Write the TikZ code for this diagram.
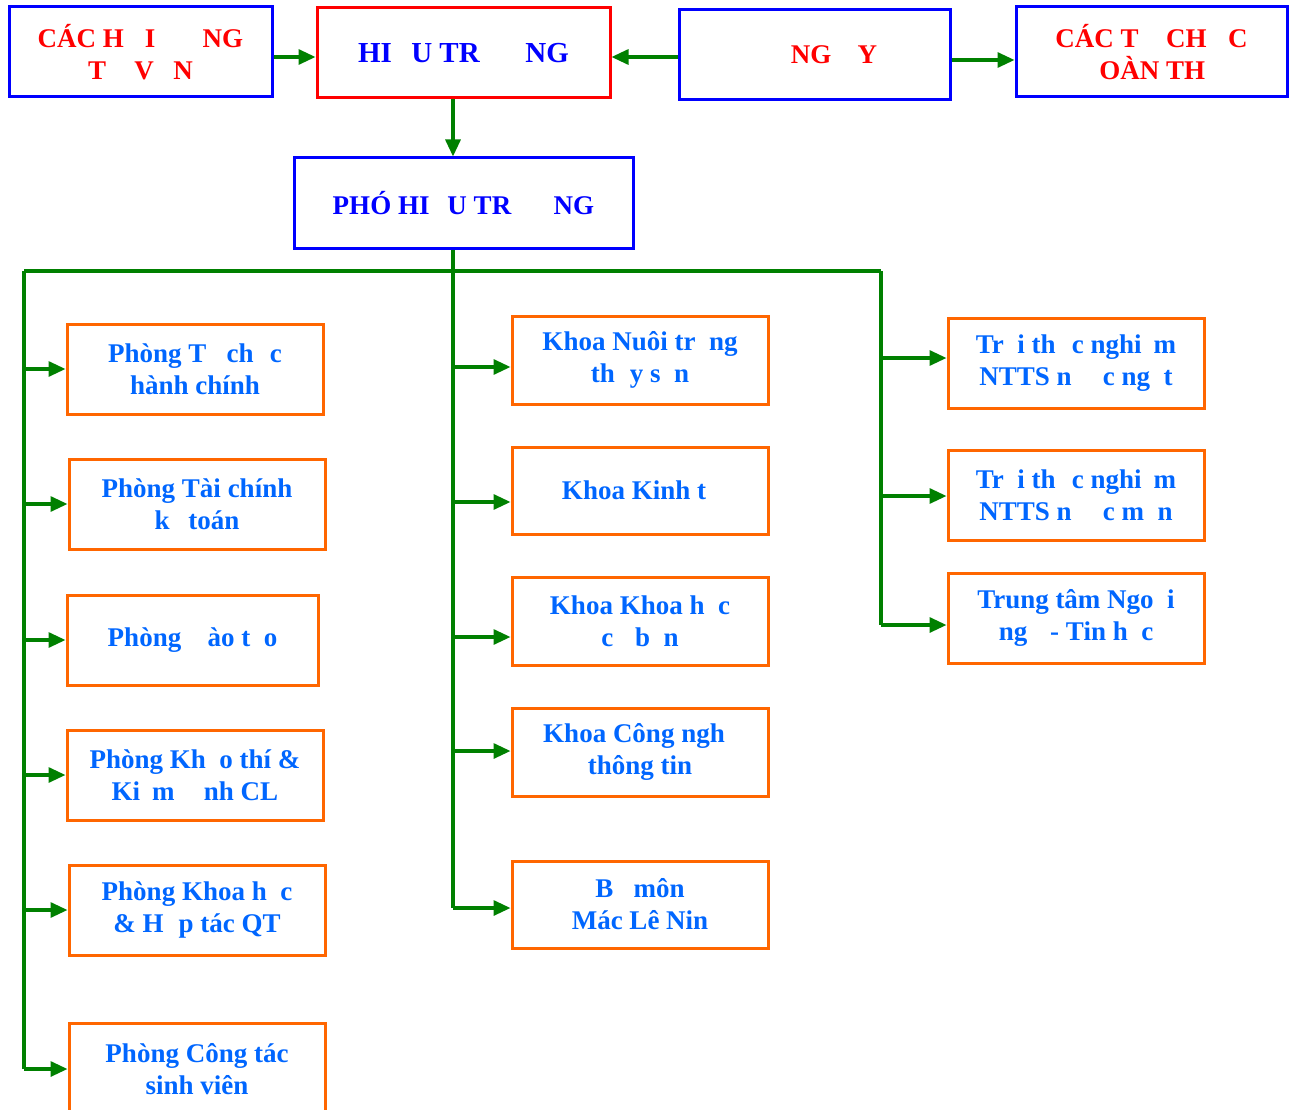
* * *
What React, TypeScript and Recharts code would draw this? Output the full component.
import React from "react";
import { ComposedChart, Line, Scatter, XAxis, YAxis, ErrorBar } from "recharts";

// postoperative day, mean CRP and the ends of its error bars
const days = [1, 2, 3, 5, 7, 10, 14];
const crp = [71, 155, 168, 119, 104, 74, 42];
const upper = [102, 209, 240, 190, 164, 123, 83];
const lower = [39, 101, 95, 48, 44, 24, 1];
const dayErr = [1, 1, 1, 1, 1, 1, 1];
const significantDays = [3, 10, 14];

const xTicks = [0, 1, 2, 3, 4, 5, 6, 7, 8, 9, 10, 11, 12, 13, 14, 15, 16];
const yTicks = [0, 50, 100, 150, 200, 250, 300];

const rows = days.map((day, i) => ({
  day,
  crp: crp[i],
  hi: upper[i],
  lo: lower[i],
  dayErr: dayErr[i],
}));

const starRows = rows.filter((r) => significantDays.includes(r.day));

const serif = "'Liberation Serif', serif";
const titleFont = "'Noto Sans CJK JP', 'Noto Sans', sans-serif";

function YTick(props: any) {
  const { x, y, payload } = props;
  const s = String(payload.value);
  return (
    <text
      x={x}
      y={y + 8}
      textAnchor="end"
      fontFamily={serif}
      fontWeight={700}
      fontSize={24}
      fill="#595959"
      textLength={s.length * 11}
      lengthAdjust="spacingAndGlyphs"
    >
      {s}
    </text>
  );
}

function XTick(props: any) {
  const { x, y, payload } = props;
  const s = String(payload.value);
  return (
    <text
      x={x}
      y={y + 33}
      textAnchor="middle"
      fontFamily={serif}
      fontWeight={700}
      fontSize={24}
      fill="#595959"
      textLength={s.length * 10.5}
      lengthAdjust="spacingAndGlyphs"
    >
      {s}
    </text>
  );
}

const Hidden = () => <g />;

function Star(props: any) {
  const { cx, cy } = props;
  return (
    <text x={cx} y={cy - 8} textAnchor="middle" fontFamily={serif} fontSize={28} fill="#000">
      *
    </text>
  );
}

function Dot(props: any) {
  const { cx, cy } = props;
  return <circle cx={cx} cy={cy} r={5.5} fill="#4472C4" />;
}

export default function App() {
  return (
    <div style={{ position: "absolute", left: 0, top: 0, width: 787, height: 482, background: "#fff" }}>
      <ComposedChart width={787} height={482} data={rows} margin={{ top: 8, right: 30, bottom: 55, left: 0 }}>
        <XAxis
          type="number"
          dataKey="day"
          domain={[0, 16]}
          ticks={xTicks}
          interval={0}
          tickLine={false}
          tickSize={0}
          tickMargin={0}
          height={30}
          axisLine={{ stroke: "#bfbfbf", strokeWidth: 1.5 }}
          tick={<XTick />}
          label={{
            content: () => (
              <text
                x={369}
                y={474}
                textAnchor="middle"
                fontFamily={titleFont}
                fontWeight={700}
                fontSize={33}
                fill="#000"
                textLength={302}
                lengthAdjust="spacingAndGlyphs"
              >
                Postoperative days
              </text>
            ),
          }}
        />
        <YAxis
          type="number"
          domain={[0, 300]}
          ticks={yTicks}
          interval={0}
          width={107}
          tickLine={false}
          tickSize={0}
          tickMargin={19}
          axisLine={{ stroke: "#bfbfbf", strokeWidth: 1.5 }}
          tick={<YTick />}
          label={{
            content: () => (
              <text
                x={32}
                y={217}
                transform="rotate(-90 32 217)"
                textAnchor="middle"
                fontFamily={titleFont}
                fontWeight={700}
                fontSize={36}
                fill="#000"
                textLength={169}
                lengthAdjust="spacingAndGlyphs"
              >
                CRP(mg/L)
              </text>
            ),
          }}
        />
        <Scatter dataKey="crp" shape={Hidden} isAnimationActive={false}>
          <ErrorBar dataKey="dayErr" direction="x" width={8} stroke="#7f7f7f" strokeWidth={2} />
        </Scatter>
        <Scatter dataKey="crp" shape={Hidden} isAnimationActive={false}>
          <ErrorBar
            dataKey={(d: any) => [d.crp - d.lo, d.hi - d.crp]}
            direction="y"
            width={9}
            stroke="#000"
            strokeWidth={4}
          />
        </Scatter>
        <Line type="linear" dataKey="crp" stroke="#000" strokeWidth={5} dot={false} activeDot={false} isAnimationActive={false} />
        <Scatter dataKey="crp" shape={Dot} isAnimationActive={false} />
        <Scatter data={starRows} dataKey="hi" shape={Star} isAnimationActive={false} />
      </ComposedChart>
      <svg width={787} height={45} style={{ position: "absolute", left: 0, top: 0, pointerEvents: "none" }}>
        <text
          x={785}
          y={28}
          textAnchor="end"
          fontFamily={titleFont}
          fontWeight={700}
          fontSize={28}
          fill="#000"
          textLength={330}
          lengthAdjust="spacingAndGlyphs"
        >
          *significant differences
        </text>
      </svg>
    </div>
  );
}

[Brief] Only a number is wanted here: how many lines in the data above include the string "this"?

[Full response] 2